Spanish American wars of independence
Years: 1808 - 1833
The Spanish American wars of independence are the numerous wars against Spanish rule in Spanish America with the aim of political independence that take place during the early ninteenth century, after the French invasion of Spain during Europe's Napoleonic Wars.
These conflicts start in 1809 with short-lived governing juntas established in Chuquisaca and Quito in opposing the government of the Supreme Central Junta of Seville.
In 1810, numerous new juntas appear across the Spanish domains in the Americas when the Central Junta falls to the French invasion.
While some Spanish Americans believe that independence is necessary, most who initially support the creation of the new governments see them as a means to preserve the region's autonomy from the French.
Over the course of the next decade, the political instability in Spain and the absolutist restoration under Ferdinand VII persuade many Spanish Americans of the need to formally establish independence from the mother country.
These conflicts are fought both as irregular warfare and conventional warfare, and as wars of national liberation and civil wars.
The conflicts among the colonies and with Spain eventually result in a chain of newly independent countries stretching from Argentina and Chile in the south to Mexico in the north in the first third of the 19th century.
Cuba and Puerto Rico remain under Spanish rule until the Spanish–American War in 1898.

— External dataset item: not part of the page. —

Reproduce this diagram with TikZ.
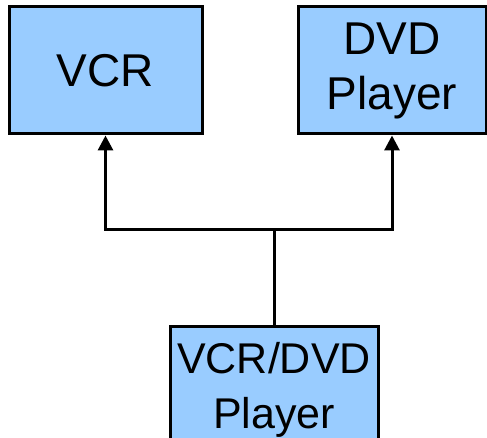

The new republics from the beginning abolish the formal system of racial classification and hierarchy, casta system, the Inquisition, and noble titles.
Slavery is not abolished immediately but ends in all of the new nations within a quarter century.
Criollos (those of Spanish descent born in the New World) and mestizos (those of mixed American Indian and Spanish blood or culture) replace Spanish-born appointees in most political governments.
Criollos remain at the top of a social structure that retains some of its traditional features culturally, if not legally.
For almost a century thereafter, conservatives and liberals fight to reverse or to deepen the social and political changes unleashed by those rebellions.
The events in Spanish America are related to the wars of independence in the former French colony of St-Domingue, Haiti, and the transition to independence in Brazil.
Brazil's independence, in particular, shares a common starting point with that of Spanish America, since both conflicts are triggered by Napoleon's invasion of the Iberian Peninsula, which forces the Portuguese royal family to flee to Brazil in 1807.
The process of Latin American independence takes place in the general political and intellectual climate that emerges from the Age of Enlightenment and that influences all of the Atlantic Revolutions, including the earlier revolutions in the United States and France.
A more direct cause of the Spanish American wars of independence are the unique developments occurring within the Kingdom of Spain and its monarchy during this era.